TGF-β is a multifunctional cytokine that plays an important role in the control of the immune system, regulating cell growth, proliferation, differentiation and apoptosis. TGF-β is also involved in the pathogenesis of cerebrovascular diseases. Evidence suggests that IFN-γ can modulate TGF-β activity in vitro and negatively regulate the TGF-β signalling pathway at wound sites in vivo (29). However, further studies are needed to assess whether there is crosstalk between the IFN-γ and TGF-β signalling pathways in various pathological conditions. In the current study, we observed that the TGF-β plasma level increased in the non-ELF-EMF group, but was unchanged in the group exposed to ELF-EMF (Fig. 4). The reported effects were opposite to those for IFN-γ; however, none of the changes were statistically significant.

Statistically significant increases in IL-1β (approximately 100%) and IL-2 (approximately 15%) plasma levels were observed after application of ELF-EMF treatment (Figs 2 and 3).

IL-2 is generally viewed as a pro-inflammatory cytokine, but its role in acute ischaemic stroke is not clear; little information is available on IL-2 in post-stroke patients. It is likely that, as with other pro-inflammatory cytokines, IL-2 works remarkably in the first phase after stroke, but its further increase may be destructive. Nayak et al. found a significant increase in plasma level of IL-2 in post-stroke patients in the hyperacute stage (0–24 h), compared with a healthy control group (35). This level gradually decreased with treatment at successive intervals: 48, 72, and 144 h in improved patients, compared to patients who have died. In addition, IL-2 has been shown to regulate the proliferation and survival of regulatory T cells (Tregs), which exert important neuroprotective effects in stroke (36).

The current study showed, for the first time, that ELF-EMF treatment not only increased IL-1β concentration, but also increased IL-1β mRNA expression in vivo in humans (Fig. 1). This result should be interpreted taking into account the complex effects of this cytokine, and especially its role in acute inflammation and tissue repair. IL-1β is responsible for a broad spectrum of immune and inflammatory responses, induces T-cell and B-cell activation, and consequently the synthesis of other pro-inflammatory cytokines (such as IFN-γ, IL-6 and TNF) and antibody production. IL-1β is widely considered as a constitutive factor in the brain; its expression declines to low levels in the normal adult and increases markedly after injury (37).

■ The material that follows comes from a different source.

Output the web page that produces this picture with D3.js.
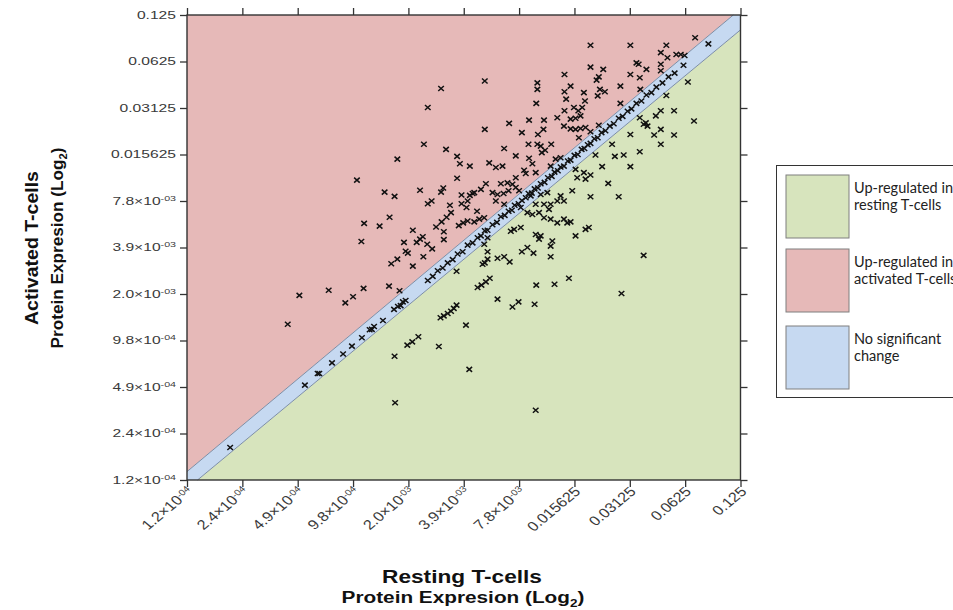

It is well documented that ELF-EMF treatment reduces the inflammatory response in many pathological conditions, and thereby improves the condition and function of a variety of tissues. EMF has also been shown to modulate an inflammatory cytokine after traumatic brain injury in rats. Electromagnetic pulse (EMP) treatment attenuated IL-1β levels up to 10-fold in cerebrospinal fluid (CSF) within 6 h after initial injury and also significantly suppressed IL-1β within 17–24 h after penetrating injury (38). Indeed, some studies have reported a positive correlation between IL-1β and BDNF levels, demonstrating that this interleukin is able to modulate pro-survival BDNF signalling (39). Furthermore, some cytokines, such as IL-1 and IL-6, are known to improve neuronal survival in stressed cellular paradigms (40). The increase in IL-1β expression reported in this study may be a response to ELF-EMF stimulation and, in light of the previous research discussed above, it can be hypothesized that a neuroprotective role of this cytokine might be attributable to IL-1β-dependent regulation of neurotrophic factors. However, further research is needed to verify this hypothesis.

ACKNOWLEDGEMENTS

This study was supported by the Department of General Biochemistry, Faculty of Biology and Environmental Protection, University of Lodz, Lodz, Poland (number 506/1136).

The authors have no conflicts of interest to declare.